Thursday, April 15, 2010

More evidence that private prisons are a scam

Yesterday, the government announced plans to tender for a private company to build a new private prison in South Auckland. The government's argument for this is that private prisons are cheaper. Today, the Herald reports a new study of Florida's private prisons has found no evidence that that is the case.

The actual report - Are Florida's Private Prisons Keeping Their Promises? by the Florida Centre for Fiscal and Economic Policy - is here [PDF]. It notes that while there is a difference in headline annual incarceration costs - $17,216 for a private prison vs $18,980 for a public facility - this cost is largely the result of private prisons being newer and handling lower-security inmates. If the government built a new low-security prison, it would receive those "savings" too. Beyond that, it finds that the procurement process means that it is very difficult to determine what, if any, savings are being delivered; there are no actual costs computed for parts of the public system, so they just can't tell if the legally required 7% saving is being delivered or not.

In addition to that, the report finds no evidence that private prisons reduce recidivism. According to a 2003 report from the Florida Department of Corrections, there were "no statistically significant differences in recidivism rates were found between public and private inmate groups" and "no empirical justification for the policy argument that private prisons reduce recidivism better than public prisons". So much for the government's second argument.

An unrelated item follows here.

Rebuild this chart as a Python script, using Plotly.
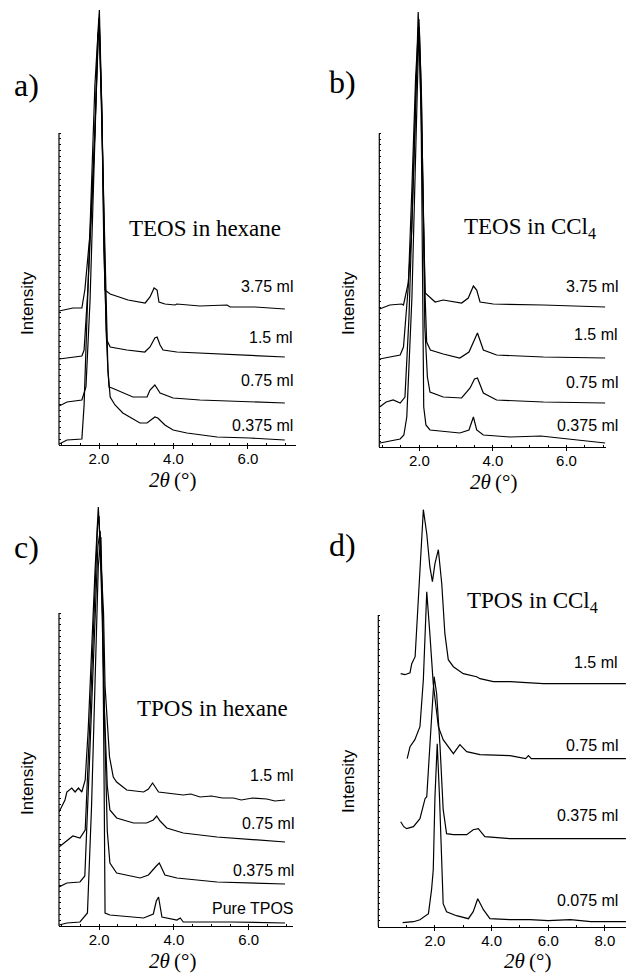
import plotly.graph_objects as go

# The page body has an 8px default margin; the figure is sized to fill the rest of the window.
PAGE_W, PAGE_H = 634, 973
OFF = 8
W, H = PAGE_W - OFF, PAGE_H - OFF

# ---------------- Panel a: TEOS in hexane ----------------
a_names = ["3.75 ml", "1.5 ml", "0.75 ml", "0.375 ml"]
a_x_375 = [0.93, 1.30, 1.54, 1.62, 1.76, 1.89, 1.97, 2.01, 2.07, 2.12, 2.16, 2.30, 2.78, 3.24, 3.37, 3.48, 3.56, 3.61, 3.77, 4.04, 4.09, 4.71, 5.44, 5.52, 6.19, 6.99]
a_y_375 = [134, 137, 137, 155, 212, 312, 412, 435, 345, 212, 155, 151, 145, 142, 148, 157, 155, 143, 141, 140, 141, 139, 140, 138, 138, 136]
a_x_15 = [0.93, 1.54, 1.60, 1.70, 1.84, 1.95, 2.00, 2.08, 2.13, 2.19, 2.21, 2.30, 2.75, 3.23, 3.37, 3.50, 3.56, 3.64, 3.72, 4.09, 5.44, 6.99]
a_y_15 = [86, 89, 95, 155, 265, 385, 427, 325, 195, 125, 105, 98, 95, 93, 98, 107, 108, 100, 95, 93, 91, 88]
a_x_075 = [0.93, 1.14, 1.54, 1.65, 1.76, 1.89, 1.97, 2.01, 2.08, 2.16, 2.24, 2.27, 2.35, 2.91, 3.29, 3.37, 3.50, 3.64, 3.99, 4.71, 6.99]
a_y_075 = [39, 43, 45, 58, 145, 295, 405, 420, 315, 165, 75, 58, 57, 48, 48, 55, 60, 52, 47, 45, 42]
a_x_0375 = [0.93, 1.14, 1.54, 1.60, 1.68, 1.79, 1.89, 1.97, 2.01, 2.07, 2.13, 2.19, 2.24, 2.30, 2.43, 2.64, 3.10, 3.29, 3.50, 3.58, 3.77, 3.99, 4.36, 5.17, 6.05, 6.99]
a_y_0375 = [1, 5, 6, 40, 130, 245, 360, 410, 417, 345, 215, 115, 75, 48, 40, 32, 22, 22, 28, 27, 20, 15, 12, 8, 7, 5]

# ---------------- Panel b: TEOS in CCl4 ----------------
b_names = ["3.75 ml", "1.5 ml", "0.75 ml", "0.375 ml"]
b_x_375 = [0.92, 1.20, 1.52, 1.57, 1.70, 1.79, 1.88, 1.95, 1.97, 2.02, 2.08, 2.13, 2.16, 2.43, 2.65, 3.15, 3.33, 3.47, 3.56, 3.65, 4.01, 5.37, 7.05]
b_y_375 = [138, 142, 143, 142, 164, 214, 314, 397, 435, 380, 280, 180, 154, 145, 147, 144, 149, 161, 157, 145, 143, 142, 140]
b_x_15 = [0.92, 1.20, 1.48, 1.57, 1.70, 1.80, 1.90, 1.99, 2.05, 2.10, 2.15, 2.20, 2.30, 2.65, 3.10, 3.35, 3.50, 3.58, 3.74, 4.10, 5.37, 7.05]
b_y_15 = [88, 90, 92, 100, 160, 260, 370, 428, 360, 260, 160, 105, 97, 93, 89, 95, 108, 114, 97, 92, 90, 89]
b_x_075 = [0.92, 1.10, 1.29, 1.48, 1.61, 1.72, 1.82, 1.92, 2.00, 2.06, 2.11, 2.15, 2.22, 2.29, 2.65, 3.15, 3.38, 3.50, 3.58, 3.74, 4.10, 5.37, 7.05]
b_y_075 = [40, 45, 47, 44, 50, 130, 250, 370, 420, 350, 230, 120, 70, 55, 50, 49, 59, 68, 69, 54, 47, 45, 44]
b_x_0375 = [0.93, 1.20, 1.48, 1.58, 1.66, 1.80, 1.92, 1.99, 2.05, 2.09, 2.12, 2.18, 2.29, 3.10, 3.35, 3.47, 3.56, 3.74, 4.47, 5.30, 7.05]
b_y_0375 = [4, 6, 8, 12, 30, 150, 330, 420, 330, 150, 40, 22, 17, 14, 17, 30, 17, 12, 10, 11, 4]

# ---------------- Panel c: TPOS in hexane ----------------
c_names = ["1.5 ml", "0.75 ml", "0.375 ml", "Pure TPOS"]
c_x_15 = [0.93, 1.09, 1.14, 1.27, 1.36, 1.45, 1.54, 1.63, 1.71, 1.80, 1.89, 1.98, 2.05, 2.12, 2.16, 2.21, 2.28, 2.38, 2.47, 2.74, 3.19, 3.32, 3.43, 3.59, 3.81, 4.25, 4.45, 4.70, 5.00, 5.30, 5.59, 5.80, 6.10, 6.48, 6.70, 6.97]
c_y_15 = [114, 126, 134, 138, 134, 138, 134, 146, 196, 279, 353, 419, 370, 313, 240, 213, 169, 149, 144, 136, 134, 137, 143, 134, 133, 131, 132, 129, 130, 128, 128, 126, 128, 127, 125, 126]
c_x_075 = [0.93, 1.22, 1.30, 1.49, 1.63, 1.75, 1.87, 1.96, 2.00, 2.07, 2.14, 2.22, 2.29, 2.47, 2.92, 3.27, 3.45, 3.54, 3.63, 3.81, 4.25, 5.15, 6.97]
c_y_075 = [79, 88, 90, 88, 96, 200, 320, 400, 410, 330, 220, 140, 116, 108, 103, 103, 106, 110, 105, 98, 93, 89, 84]
c_x_0375 = [0.93, 1.14, 1.49, 1.62, 1.75, 1.88, 1.97, 2.03, 2.09, 2.15, 2.22, 2.29, 2.47, 3.10, 3.32, 3.53, 3.61, 3.76, 4.08, 5.15, 6.97]
c_y_0375 = [39, 43, 44, 50, 170, 300, 380, 395, 320, 200, 95, 63, 53, 48, 51, 60, 63, 51, 48, 44, 42]
c_x_pure = [0.93, 1.14, 1.49, 1.69, 1.80, 1.90, 1.98, 2.05, 2.10, 2.14, 2.16, 2.29, 3.19, 3.45, 3.53, 3.59, 3.68, 4.08, 4.17, 4.25, 5.50, 6.97]
c_y_pure = [1, 3, 4, 13, 120, 270, 360, 389, 300, 120, 13, 11, 8, 12, 25, 29, 9, 6, 8, 4, 4, 3]

# ---------------- Panel d: TPOS in CCl4 ----------------
d_names = ["1.5 ml", "0.75 ml", "0.375 ml", "0.075 ml"]
d_x_15 = [0.79, 0.94, 1.12, 1.18, 1.30, 1.41, 1.50, 1.59, 1.71, 1.82, 1.91, 2.00, 2.12, 2.24, 2.35, 2.47, 2.65, 3.00, 3.47, 3.59, 4.06, 4.65, 5.82, 7.00, 8.74]
d_y_15 = [253, 252, 254, 263, 270, 327, 377, 417, 393, 360, 345, 363, 377, 343, 293, 267, 260, 253, 250, 248, 245, 245, 243, 243, 243]
d_x_075 = [1.02, 1.12, 1.29, 1.47, 1.59, 1.65, 1.71, 1.82, 1.94, 2.12, 2.29, 2.65, 2.88, 3.12, 3.59, 4.65, 5.20, 5.30, 5.40, 5.82, 7.00, 8.74]
d_y_075 = [168, 180, 187, 200, 247, 297, 335, 293, 243, 200, 187, 173, 182, 175, 172, 171, 168, 171, 168, 168, 168, 168]
d_x_0375 = [0.79, 0.90, 1.00, 1.24, 1.47, 1.59, 1.65, 1.71, 1.76, 1.85, 1.97, 2.06, 2.18, 2.29, 2.41, 2.65, 3.12, 3.35, 3.53, 3.76, 4.65, 8.74]
d_y_0375 = [105, 100, 98, 100, 108, 120, 128, 130, 153, 197, 250, 233, 180, 117, 93, 92, 92, 97, 98, 90, 88, 88]
d_x_0075 = [0.86, 1.24, 1.47, 1.77, 1.88, 1.94, 2.00, 2.08, 2.16, 2.24, 2.29, 2.41, 2.76, 3.18, 3.35, 3.51, 3.71, 3.94, 4.65, 5.35, 6.00, 6.78, 7.50, 8.74]
d_y_0075 = [4, 5, 7, 13, 37, 57, 130, 183, 130, 57, 23, 15, 11, 8, 15, 28, 17, 8, 7, 7, 6, 7, 5, 5]

titles = ["TEOS in hexane", "TEOS in CCl<sub>4</sub>", "TPOS in hexane", "TPOS in CCl<sub>4</sub>"]
letters = ["a)", "b)", "c)", "d)"]

panels = [
    dict(xs=[a_x_375, a_x_15, a_x_075, a_x_0375], ys=[a_y_375, a_y_15, a_y_075, a_y_0375], names=a_names,
         xdom=(59, 296), xr=(0.926, 7.29), ydom=(445, 9), yr=(0, 436), ytop=312, ticks=[2, 4, 6], minor=0.5,
         letter=(12, 85), title=(127, 228), lab_x=295, lab_y=[286, 337, 380, 425], inten=(27, 303), xt=(172, 480)),
    dict(xs=[b_x_375, b_x_15, b_x_075, b_x_0375], ys=[b_y_375, b_y_15, b_y_075, b_y_0375], names=b_names,
         xdom=(379.3, 606), xr=(0.913, 7.073), ydom=(447, 9), yr=(0, 438), ytop=313.7, ticks=[2, 4, 6], minor=0.5,
         letter=(327, 82), title=(462, 228), lab_x=620, lab_y=[286, 335, 382, 425], inten=(348, 303), xt=(493, 482)),
    dict(xs=[c_x_15, c_x_075, c_x_0375, c_x_pure], ys=[c_y_15, c_y_075, c_y_0375, c_y_pure], names=c_names,
         xdom=(59, 293.3), xr=(0.93, 7.19), ydom=(926, 500), yr=(0, 426), ytop=313, ticks=[2, 4, 6], minor=0.5,
         letter=(12, 547), title=(135, 708), lab_x=296, lab_y=[775, 823, 870, 908], inten=(27, 783), xt=(172, 961)),
    dict(xs=[d_x_15, d_x_075, d_x_0375, d_x_0075], ys=[d_y_15, d_y_075, d_y_0375, d_y_0075], names=d_names,
         xdom=(378.3, 633), xr=(0, 8.99), ydom=(926.7, 500), yr=(0, 426.7), ytop=311.7, ticks=[2, 4, 6, 8], minor=1.0,
         letter=(327, 545), title=(465, 602), lab_x=620, lab_y=[662, 745, 815, 900], inten=(348, 781), xt=(527, 961)),
]

def fx(p):
    return (p - OFF) / W

def fy(p):
    return 1 - (p - OFF) / H

fig = go.Figure()
annotations = []
shapes = []
layout = {}

SANS = "Liberation Sans, Arial, sans-serif"
SERIF = "Liberation Serif, Times New Roman, serif"

for i, p in enumerate(panels):
    k = "" if i == 0 else str(i + 1)
    xa, ya = "x" + k, "y" + k
    for xs, ys, nm in zip(p["xs"], p["ys"], p["names"]):
        fig.add_trace(go.Scatter(x=xs, y=ys, mode="lines", name=nm, xaxis=xa, yaxis=ya,
                                 line=dict(color="black", width=1.2), showlegend=False, hoverinfo="skip"))
    ticktext = [f"{v:.1f}" for v in p["ticks"]]
    layout["xaxis" + k] = dict(
        domain=[fx(p["xdom"][0]), min(1.0, fx(p["xdom"][1]))], range=list(p["xr"]), anchor=ya,
        showline=True, linecolor="black", linewidth=1, showgrid=False, zeroline=False,
        ticks="outside", ticklen=3, tickcolor="black", tickwidth=1,
        tickvals=p["ticks"], ticktext=ticktext, ticklabelstandoff=-3,
        tickfont=dict(family=SANS, size=15, color="black"),
        minor=dict(ticks="inside", ticklen=2, tickcolor="black", dtick=p["minor"], tick0=0, showgrid=False),
        fixedrange=True,
    )
    n = 54
    layout["yaxis" + k] = dict(
        domain=[fy(p["ydom"][0]), fy(p["ydom"][1])], range=list(p["yr"]), anchor=xa,
        showline=False, showgrid=False, zeroline=False, showticklabels=False,
        ticks="inside", ticklen=2, tickcolor="black", tickwidth=1,
        tickvals=[j * p["ytop"] / n for j in range(n + 1)], fixedrange=True,
    )
    shapes.append(dict(type="line", xref=xa + " domain", yref=ya, x0=0, x1=0, y0=0, y1=p["ytop"],
                       line=dict(color="black", width=1.2)))
    annotations.append(dict(text=letters[i], x=fx(p["letter"][0]), y=fy(p["letter"][1]), xref="paper", yref="paper",
                            xanchor="left", yanchor="middle", showarrow=False,
                            font=dict(family=SERIF, size=32, color="black")))
    annotations.append(dict(text=titles[i], x=fx(p["title"][0]), y=fy(p["title"][1]), xref="paper", yref="paper",
                            xanchor="left", yanchor="middle", showarrow=False,
                            font=dict(family=SERIF, size=23, color="black")))
    for nm, ly in zip(p["names"], p["lab_y"]):
        annotations.append(dict(text=nm, x=fx(p["lab_x"]), y=fy(ly), xref="paper", yref="paper",
                                xanchor="right", yanchor="middle", showarrow=False,
                                font=dict(family=SANS, size=16, color="black")))
    annotations.append(dict(text="Intensity", x=fx(p["inten"][0]), y=fy(p["inten"][1]), xref="paper", yref="paper",
                            xanchor="center", yanchor="middle", textangle=-90, showarrow=False,
                            font=dict(family=SANS, size=17, color="black")))
    annotations.append(dict(text="<i>2θ</i>\u2009(°)", x=fx(p["xt"][0]), y=fy(p["xt"][1]), xref="paper", yref="paper",
                            xanchor="center", yanchor="middle", showarrow=False,
                            font=dict(family=SERIF, size=21, color="black")))

fig.update_layout(
    width=W, height=H, margin=dict(l=0, r=0, t=0, b=0),
    paper_bgcolor="white", plot_bgcolor="white", showlegend=False,
    annotations=annotations, shapes=shapes, **layout,
)

fig.write_html("out.html")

These findings are consistent with those for PPP projects in general. The CTU yesterday highlighted a study by the Independent in the UK, which found that the UK government was massively overpaying for assets through the Public Finance Initiative, paying £262 billion for assets with a capital value of only £55 billion. PFI investors are making out like bandits, making huge (17 to 23 percent) rates of return, by funding projects which could have been built cheaper with public money. Rather than saving money, PPPs are simply wasteful exercises in corporate welfare, another way of looting the state and transferring wealth from the many to the few. And rather than expanding such arrangements to schools and hospitals, we should be banning them - because in every case, the public is the loser.